Pentecostés. Un grupo de hombres y mujeres atenazados por el miedo, algo muy humano. Hasta ahí nada de especial. Como nos pasa a tantos, estos hombres y mujeres han asistido al batacazo total, a la ruptura absoluta de un proyecto. Claro, cada uno leía el proyecto a su manera. Cada uno había proyectado sobre Jesús sus deseos internos, quizá porque él sabía empatizar tan bien con los deseos hondos de todos/as... Pero a ellos y a ellas les faltaba la perspectiva de Jesús. Él había vivido no libre de miedo, sino afrontándolo, no dejándose esclavizar ni por el miedo ni por nada ni nadie. Jesús brillaba por su libertad total, absoluta, radical, casi retadora.

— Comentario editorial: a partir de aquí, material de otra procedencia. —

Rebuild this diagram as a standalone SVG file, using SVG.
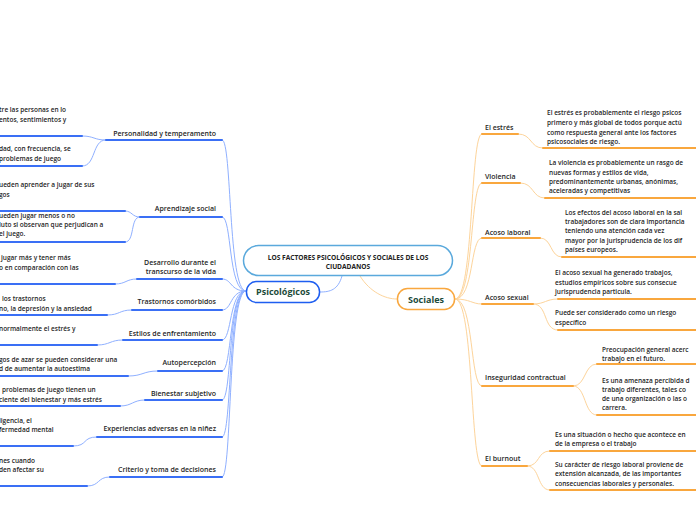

Allí estaban ellos y ellas, encerrados, casi ni osando respirar muy alto. Silencio denso de un grupo humano cuando en el aire flotan a la vez la patente cobardía de algunos, la traición de otro, la pérdida del ser querido y el sentimiento de culpabilidad hincándose en el corazón. Todo ha salido mal, todo se ha torcido...¿y ahora qué?
La presencia de María y de las mujeres que fueron hasta los mismos pies de la cruz donde murió Jesús hace casi más insoportable el paso de las horas. La presencia de Juan, el único que tuvo el coraje de hacerse presente sin miedo, sin alharacas, abrazando a María que tanto lo necesitaba... Todo ello dejaba más patente el sinfín de palabras y gestos inútiles de aquella noche.
Las miradas bajas, lágrimas silenciosas, oídos vigilando cualquier sonido al exterior de la casa... Pero, por encima de todo, la sensación de fracaso y de pérdida hincándose en el corazón, mordiendo las entrañas como un perro rabioso.
Entonces, justo entonces, la luz se abre paso. Una luz interior como de fuego, como de amanecer radicalmente nuevo. Justo entonces, por entre medio del miedo y del fracaso, todo se mueve, como un terremoto, el ser de cada uno/a de ellos/as se conmueve y parece que caen las paredes recias del miedo, la vergüenza y la culpabilidad.
Y se miran entre sí... Por primera vez en días, se miran, se ven los/as unos/as a los/as otros/as. Sus miradas se cruzan y brotan sonrisas. Comienzan a entender. ¡Torpes y necios!. Todo precisaba de una lectura más allá de los esquemas del ego. Ahora comienzan a despertar, se les regala despertar y ver. Las lámparas tenían aceite, pero no lo sabían. En el fondo de sus corazones había luz, pero no la podían ver afincados en el ego y en sus frutos: miedo, vergüenza, culpabilidad.
Y salen afuera. Abren puertas y ventanas para que todo se ventile, para que todo se deje iluminar. Abren su ser a la Luz más allá de toda luz. Se dejan llenar, remecer. ¡La misma vida de Dios en ellos/as!
Ahora comprenden sin comprender, ven sin ver, saben sin saber, se viven unidos/as al Todo, a todo, a todos/as, hablando el lenguaje de la humanidad verdadera, comprendiendo a todo/a hombre y mujer. Dejando atrás el pequeño personajillo del ego son UNIVERSALES.
Pentecotés: LA MISMA VIDA DE DIOS EN NOSOTROS/AS.